Location: Human Nutrition Research Center on Aging
Title: Association of polymorphisms in genes involved in lipoprotein metabolism with plasma concentrations of remnant lipoproteins and HDL subpopulations before and after hormone therapy in postmenopausal women Authors
|Lamon-Fava, Stefania -|
|Asztalos, Bela -|
|Howard, Timothy -|
|Reboussin, David -|
|Horvath, Katalin -|
|Schaefer, Ernst -|
|Herrington, David -|
Submitted to: Clinical Endocrinology
Publication Type: Peer Reviewed Journal
Publication Acceptance Date: May 17, 2009
Publication Date: February 1, 2010
Citation: Lamon-Fava, S., Asztalos, B.F., Howard, T., Reboussin, D.M., Horvath, K., Schaefer, E.J., Herrington, D.M. 2010. Association of polymorphisms in genes involved in lipoprotein metabolism with plasma concentrations of remnant lipoproteins and HDL subpopulations before and after hormone therapy in postmenopausal women. Clinical Endocrinology. 72(2):169-75. Interpretive Summary: Recent studies have suggested that women respond differently to hormonal replacement therapy (HT), in relation to plasma lipid levels. Genetic variations in genes that regulate plasma lipid levels may be involved in the plasma lipid response to HT among women. We assessed the effect of HT on plasma levels of two types of lipoproteins: high-density lipoproteins (HDL, also called "good cholesterol"), and remnants of triglyceride-carrying lipoproteins, or RLP, which are considered atherogenic. We found that variation in the estrogen receptor explain part of the variability in lipid response to hormone replacement. However, most of the genes involved in lipid metabolism do not contribute to this variability.

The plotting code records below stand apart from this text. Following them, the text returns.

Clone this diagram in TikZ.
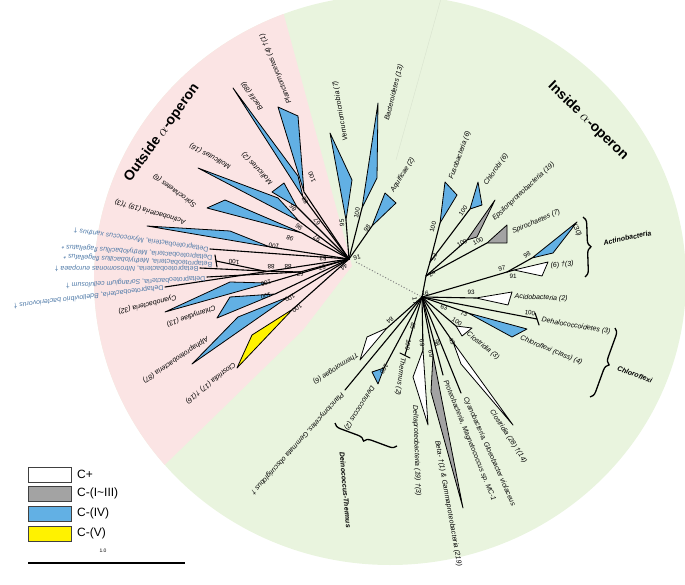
\documentclass[tikz,border=0pt]{standalone}
\usepackage{fontspec}
\setmainfont{Liberation Sans}
\usetikzlibrary{decorations.pathreplacing}
\definecolor{bgpink}{HTML}{FBE4E4}
\definecolor{bggreen}{HTML}{E9F4DE}
\definecolor{cblue}{HTML}{62B0E4}
\definecolor{cgrey}{HTML}{A3A3A3}
\definecolor{cyellow}{HTML}{FFF200}
\definecolor{sptext}{HTML}{4F7AA8}
\tikzset{
 br/.style={line width=1.1pt, black, line cap=round},
 clade/.style={draw=black, line width=0.8pt, line join=round},
 cplus/.style={clade, fill=white},
 cgr/.style={clade, fill=cgrey},
 cbl/.style={clade, fill=cblue},
 cyl/.style={clade, fill=cyellow},
 lab/.style={font=\fontsize{7}{8}\selectfont\itshape, inner sep=0.5pt, anchor=west},
 splab/.style={font=\fontsize{7}{8}\selectfont, inner sep=0.5pt, anchor=west, text=sptext},
 bs/.style={font=\fontsize{6.3}{6.3}\selectfont, inner sep=0pt},
 grp/.style={font=\fontsize{7}{8}\selectfont\bfseries\itshape, inner sep=0.5pt, anchor=west},
 big/.style={font=\fontsize{14}{16}\selectfont\bfseries, inner sep=0pt},
 brc/.style={decorate, decoration={brace, amplitude=7pt}, line width=1.3pt},
 legbox/.style={draw=black!75, line width=1pt},
 leglab/.style={font=\fontsize{12}{14}\selectfont, anchor=west, inner sep=0pt},
}
\begin{document}
\begin{tikzpicture}[x=1pt,y=-1pt]
\useasboundingbox (0,0) rectangle (685,585);
% backgrounds
\fill[bggreen] (390,280) ellipse [x radius=296pt, y radius=285pt];
\begin{scope}
\clip (390,280) ellipse [x radius=296pt, y radius=285pt];
\fill[bgpink] (352,266) -- (215,-239) -- (-300,-239) -- (-300,700) -- (-20,645) -- (180,450) -- (303,330) -- cycle;
\draw[bggreen!80!black, line width=0.4pt, opacity=0.35] (442,-5) -- (396,160);
\end{scope}

\coordinate (O) at (349,259);
\coordinate (I) at (422,297);
\coordinate (dotS) at (356,262);
\draw[gray, dotted, line width=1pt] (dotS) -- (I);

% ---------- outer tree ----------
\coordinate (plA) at (304,192);
\coordinate (baA) at (303,197);
\coordinate (m2A) at (297,207);
\coordinate (m16A) at (299,221);
\coordinate (spA) at (302,233);
\coordinate (acA) at (270,247);
\coordinate (mxT) at (210,249);
\coordinate (meT) at (216,261);
\coordinate (nitT) at (200,268);
\coordinate (soT) at (207,277);
\coordinate (bdT) at (165,287);
\coordinate (nM) at (264,271);
\coordinate (nS) at (300,272);
\coordinate (cyA) at (268,283);
\coordinate (chA) at (275,294);
\coordinate (alA) at (288,297);
\coordinate (clA) at (293,309);
\coordinate (veA) at (346,220);
\coordinate (bcA) at (362,208);
\coordinate (aqA) at (372,226);

\foreach \p in {plA,baA,m2A,m16A,spA,acA,mxT,nS,bdT,cyA,chA,alA,clA,veA,bcA,aqA}
  \draw[br] (O) -- (\p);
\draw[br] (meT) -- (nM);
\draw[br] (nitT) -- (nM);
\draw[br] (nM) -- (nS);
\draw[br] (soT) -- (nS);
\draw[br] (215,255) -- (217,267);

\filldraw[cbl] (278,107) -- (298,116) -- (plA) -- cycle;
\filldraw[cbl] (233,88) -- (298,176) -- (baA) -- cycle;
\filldraw[cbl] (272,192) -- (284,183) -- (m2A) -- cycle;
\filldraw[cbl] (198,168) -- (278,198) -- (m16A) -- cycle;
\filldraw[cbl] (207,208) -- (225,200) -- (spA) -- cycle;
\filldraw[cbl] (147,226) -- (230,231) -- (acA) -- cycle;
\filldraw[cbl] (165,312) -- (230,282) -- (cyA) -- cycle;
\filldraw[cbl] (217,318) -- (230,297) -- (chA) -- cycle;
\filldraw[cbl] (192,364) -- (238,317) -- (alA) -- cycle;
\filldraw[cyl] (237,368) -- (252,335) -- (clA) -- cycle;
\filldraw[cbl] (330,133) -- (352,180) -- (veA) -- cycle;
\filldraw[cbl] (378,103) -- (377,178) -- (bcA) -- cycle;
\filldraw[cbl] (385,193) -- (396,203) -- (aqA) -- cycle;

% outer labels
\node[lab, rotate=112] (lPl) at (290,104) {Planctomycetes (4) †(1)};
\node[lab, rotate=125] (lBa) at (262,110) {Bacilli (89)};
\node[lab, rotate=133] (lM2) at (272,184) {Mollicutes (2)};
\node[lab, rotate=152] (lM16) at (231,167) {Mollicutes (16)};
\node[lab, rotate=144] (lSp6) at (196,206) {Spirochaetes (6)};
\node[lab, rotate=164] (lAc19) at (186,222) {Actinobacteria (19) †(3)};
\node[splab, rotate=172] (lMx) at (209,249) {Deltaproteobacteria, \textit{Myxococcus xanthus} †};
\node[splab, rotate=176] (lMd) at (213,257) {Deltaproteobacteria, \textit{Methylobacillus flagellatus} *};
\node[splab, rotate=177] (lMb) at (213,264) {Betaproteobacteria, \textit{Methylobacillus flagellatus} *};
\node[splab, rotate=180] (lNi) at (199,268) {Betaproteobacteria, \textit{Nitrosomonas europaea} †};
\node[splab, rotate=183] (lSo) at (206,278) {Deltaproteobacteria, \textit{Sorangium cellulosum} †};
\node[splab, rotate=187] (lBd) at (164,287) {Deltaproteobacteria, \textit{Bdellovibrio bacteriovorus} †};
\node[lab, rotate=194] (lCy) at (177,297) {Cyanobacteria (32)};
\node[lab, rotate=200] (lCh) at (216,307) {Chlamydiae (13)};
\node[lab, rotate=214] (lAl) at (208,338) {Alphaproteobacteria (87)};
\node[lab, rotate=219] (lCl17) at (235,363) {Clostridia (17) †(16)};
\node[lab, rotate=100] (lVe) at (346,142) {Verrucomicrobia (7)};
\node[lab, rotate=76] (lBc) at (387,121) {Bacteroidetes (13)};
\node[lab, rotate=58] (lAq) at (392,192) {Aquificae (2)};

% ---------- inner tree ----------
\coordinate (nA) at (430,262);
\coordinate (nB) at (426,276);
\coordinate (fuA) at (440,223);
\coordinate (chlA) at (470,209);
\coordinate (epA) at (467,240);
\coordinate (sp7A) at (487,243);
\coordinate (nAc) at (507,272);
\coordinate (a30A) at (532,258);
\coordinate (a6A) at (514,270);
\coordinate (acdA) at (476,298);
\coordinate (dhT) at (537,319);
\coordinate (cfA) at (468,313);
\coordinate (c3A) at (456,326);
\coordinate (c28A) at (453,342);
\coordinate (glT) at (461,393);
\coordinate (mgT) at (443,375);
\coordinate (bgA) at (433,355);
\coordinate (dlA) at (423,350);
\coordinate (thT) at (405,355);
\coordinate (dnA) at (384,368);
\coordinate (gmT) at (345,390);
\coordinate (ttA) at (387,328);

\draw[br] (I) -- (nB);
\draw[br] (nB) -- (nA);
\draw[br] (nA) -- (fuA);
\draw[br] (nA) -- (chlA);
\draw[br] (nB) -- (epA);
\draw[br] (nB) -- (sp7A);
\draw[br] (I) -- (nAc);
\draw[br] (nAc) -- (a30A);
\draw[br] (nAc) -- (a6A);
\foreach \p in {acdA,dhT,cfA,c3A,c28A,glT,mgT,bgA,dlA,thT,dnA,gmT,ttA}
  \draw[br] (I) -- (\p);
\draw[br] (535,313) -- (539,325);
\draw[br] (400,353) -- (410,358);

\filldraw[cbl] (445,182) -- (457,195) -- (fuA) -- cycle;
\filldraw[cbl] (478,182) -- (482,205) -- (chlA) -- cycle;
\filldraw[cgr] (495,200) -- (477,237) -- (epA) -- cycle;
\filldraw[cgr] (507,225) -- (507,243) -- (sp7A) -- cycle;
\filldraw[cbl] (577,222) -- (553,253) -- (a30A) -- cycle;
\filldraw[cplus] (548,262) -- (542,276) -- (a6A) -- cycle;
\filldraw[cplus] (512,292) -- (508,305) -- (acdA) -- cycle;
\filldraw[cbl] (527,329) -- (512,337) -- (cfA) -- cycle;
\filldraw[cplus] (472,328) -- (462,336) -- (c3A) -- cycle;
\filldraw[cplus] (c28A) -- (513,425) -- (461,364) -- cycle;
\filldraw[cgr] (bgA) -- (463,508) -- (431,392) -- cycle;
\filldraw[cplus] (dlA) -- (428,425) -- (413,377) -- cycle;
\filldraw[cbl] (dnA) -- (372,372) -- (378,384) -- cycle;
\filldraw[cplus] (ttA) -- (367,337) -- (360,360) -- cycle;

% inner labels
\node[lab, rotate=70] (lFu) at (451,180) {Fusobacteria (6)};
\node[lab, rotate=54] (lChl) at (485,185) {Chlorobi (6)};
\node[lab, rotate=43] (lEp) at (493,220) {Epsilonproteobacteria (19)};
\node[lab, rotate=23] (lSp7) at (512,232) {Spirochaetes (7)};
\node[lab, rotate=-65] (lA30) at (574,224) {(30)};
\node[lab, rotate=5] (lA6) at (550,266) {(6) †(3)};
\node[lab, rotate=-2] (lAcd) at (514,297) {Acidobacteria (2)};
\node[lab, rotate=-10] (lDh) at (541,320) {Dehalococcoidetes (3)};
\node[lab, rotate=-22] (lCf) at (520,338) {Chloroflexi (class) (4)};
\node[lab, rotate=-39] (lC3) at (467,333) {Clostridia (3)};
\node[lab, rotate=-57] (lC28) at (491,410) {Clostridia (28) †(14)};
\node[lab, rotate=-66] (lGl) at (465,397) {Cyanobacteria, Gloeobacter violaceus};
\node[lab, rotate=-68] (lMg) at (445,380) {Proteobacteria, Magnetococcus sp. MC-1};
\node[lab, rotate=-80] (lBg) at (437,440) {Beta- †(1) \& Gammaproteobacteria (219)};
\node[lab, rotate=-88] (lDl) at (415,405) {Deltaproteobacteria (19) †(3)};
\node[lab, rotate=262] (lTh) at (403,357) {Thermus (2)};
\node[lab, rotate=238] (lDn) at (373,386) {Deinococcus (2)};
\node[lab, rotate=213] (lTt) at (358,354) {Thermotogae (6)};
\node[lab, rotate=228] (lGm) at (343,393) {Planctomycetes, Gemmata obscuriglobus †};

% group braces
\coordinate (brAt) at (583,217);
\coordinate (brAb) at (585,277);
\draw[brc] (brAt) -- (brAb);
\node[grp, rotate=12] (gAc) at (603,243) {Actinobacteria};
\coordinate (brCt) at (615,328);
\coordinate (brCb) at (590,397);
\draw[brc] (brCt) -- (brCb);
\node[grp, rotate=-20] (gCf) at (617,368) {Chloroflexi};
\coordinate (brDr) at (397,446);
\coordinate (brDl) at (335,423);
\draw[brc] (brDr) -- (brDl);
\node[grp, rotate=-85] (gDt) at (342,452) {Deinococcus-Thermus};

% bootstrap values
\foreach \x/\y/\r/\t [count=\i] in {
 312/177/112/100, 305/201/120/88, 293/208/128/86, 317/222/125/67, 299/227/140/96,
 317/238/145/97, 290/238/155/98, 274/246/168/100, 323/259/178/53, 234/262/178/100,
 271/267/180/88, 288/267/180/88, 300/274/190/67, 322/268/200/57, 344/267/215/44,
 266/283/195/100, 266/296/200/100, 290/298/210/100, 297/308/215/100,
 342/223/95/95, 357/213/80/100, 367/228/55/98, 357/257/15/91,
 433/227/75/100, 463/211/55/100, 434/257/70/52, 432/274/40/24, 462/243/30/100,
 478/241/25/100, 527/255/30/98, 502/268/15/97, 513/276/0/91, 425/293/0/16,
 415/301/-80/17, 471/292/0/93, 444/307/-15/63, 464/314/-25/73, 530/313/-8/100,
 457/322/-35/100, 452/341/-60/49, 437/343/-75/98, 431/354/-80/69, 422/343/-85/69,
 390/320/220/84, 413/326/260/85, 408/345/260/100, 384/369/240/100}
 \node[bs, rotate=\r] (bs\i) at (\x,\y) {\t};

% big titles
\node[big, rotate=54] (tOut) at (162,133) {Outside \textmd{$\alpha$}-operon};
\node[big, rotate=-44] (tIn) at (588,121) {Inside \textmd{$\alpha$}-operon};

% legend
\node[legbox, fill=white, minimum width=43pt, minimum height=15pt, inner sep=0pt] (k1) at (49.5,474.5) {};
\node[legbox, fill=cgrey, minimum width=43pt, minimum height=15pt, inner sep=0pt] (k2) at (49.5,493.5) {};
\node[legbox, fill=cblue, minimum width=43pt, minimum height=15pt, inner sep=0pt] (k3) at (49.5,513.5) {};
\node[legbox, fill=cyellow, minimum width=43pt, minimum height=15pt, inner sep=0pt] (k4) at (49.5,533.5) {};
\node[leglab] (t1) at (77,474.5) {C+};
\node[leglab] (t2) at (77,493.5) {C-(I\textasciitilde III)};
\node[leglab] (t3) at (77,513.5) {C-(IV)};
\node[leglab] (t4) at (77,533.5) {C-(V)};
\node[font=\fontsize{5}{5}\selectfont, inner sep=0pt] (sbt) at (103,551) {1.0};
\coordinate (sbL) at (28,563);
\coordinate (sbR) at (185,563);
\draw[line width=1.2pt] (sbL) -- (sbR);
\end{tikzpicture}
\end{document}
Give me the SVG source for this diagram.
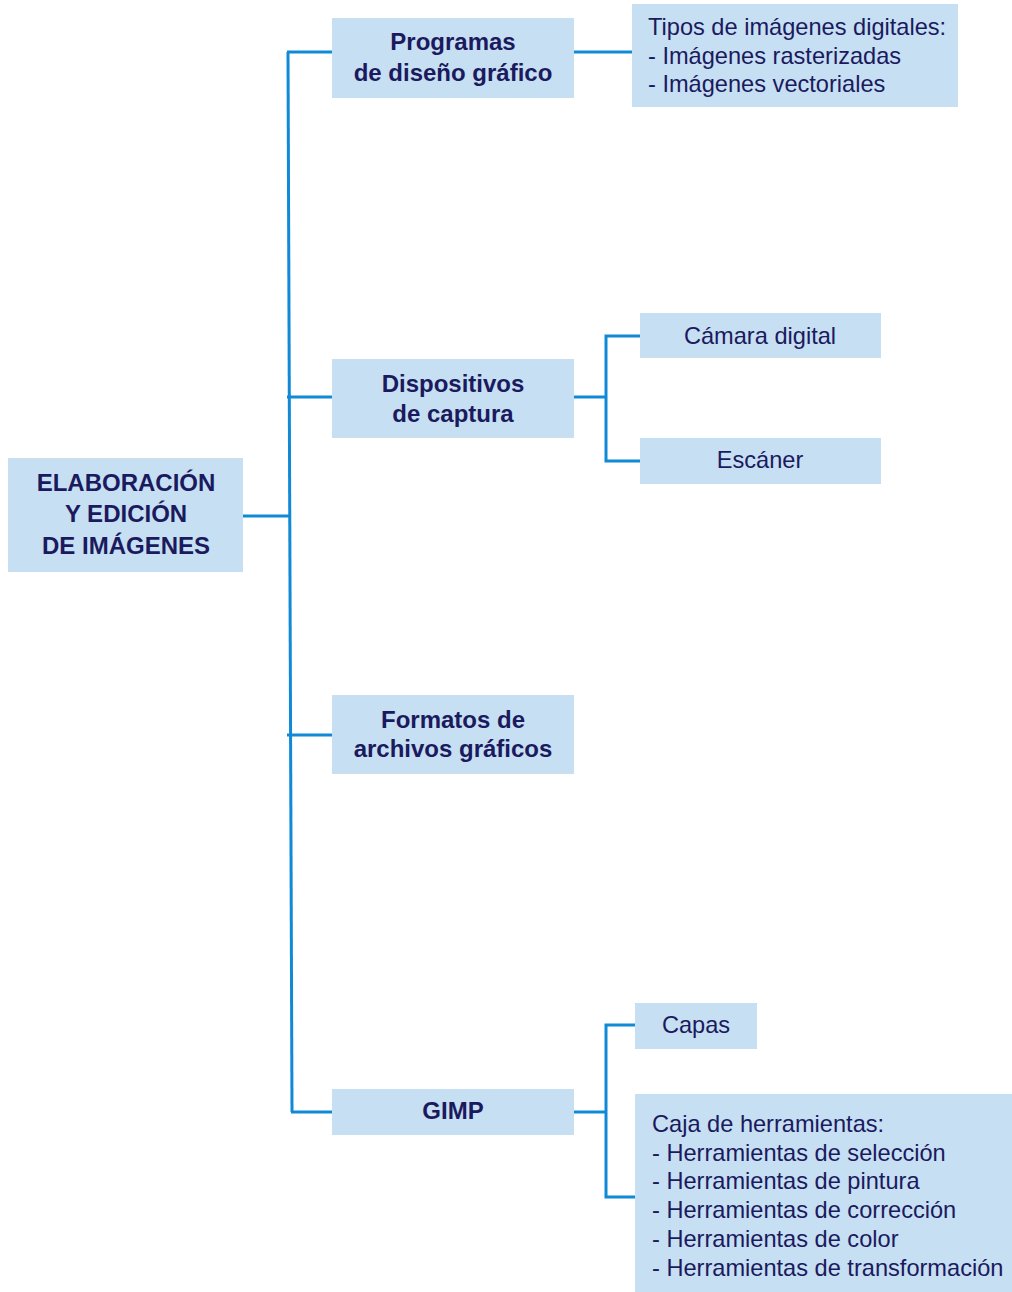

Technical Abstract: A high degree of inter-individual variability in plasma lipid level response to hormone therapy (HT) has been reported. Variations in the estrogen receptor alpha gene (ESR1) and in genes involved in lipid metabolism may explain some of the variability in response to HT. We studied the effect of single nucleotide polymorphisms (SNP) on the HT-related changes in plasma triglycerides (TG), remnant lipoprotein cholesterol (RLP-C), high-density lipoprotein cholesterol (HDL-C) levels, and HDL subpopulations in 208 postmenopausal Caucasian women (N=208) participating in a placebo-controlled randomized trial of 3.2 years of HT. SNPs in ESR1 and in the ATP binding cassette A1 (ABCA1), cholesteryl ester transfer protein (CETP), hepatic lipase (LIPC), lipoprotein lipase (LPL), and scavenger receptor class B type I (SRB1) genes were studied. Carriers of the ESR1 PvuII or IVS1-1505 variants had lower plasma TG concentrations and higher plasma HDL-C and alpha-1 and pre alpha-1 HDL particle levels at baseline and showed greater increases in HDL-C, apo A-I and alpha-1 particle levels after HT than wild-type carriers. Carriers of the N291S and D9N variants in the LPL gene had significantly higher remnant lipoproteins and lower alpha-2 HDL particle levels at baseline. The CETP TaqIB SNP was a significant determinant of baseline plasma HDL-C and HDL subpopulation profile. SNPs in ESR1, CETP and LPL had significant effects on baseline plasma levels of TG-rich and HDL subpopulations. We conclude that, with the exception of ESR1 SNPs, variation in genes involved in lipid metabolism has a very modest effect on lipoprotein response to HT.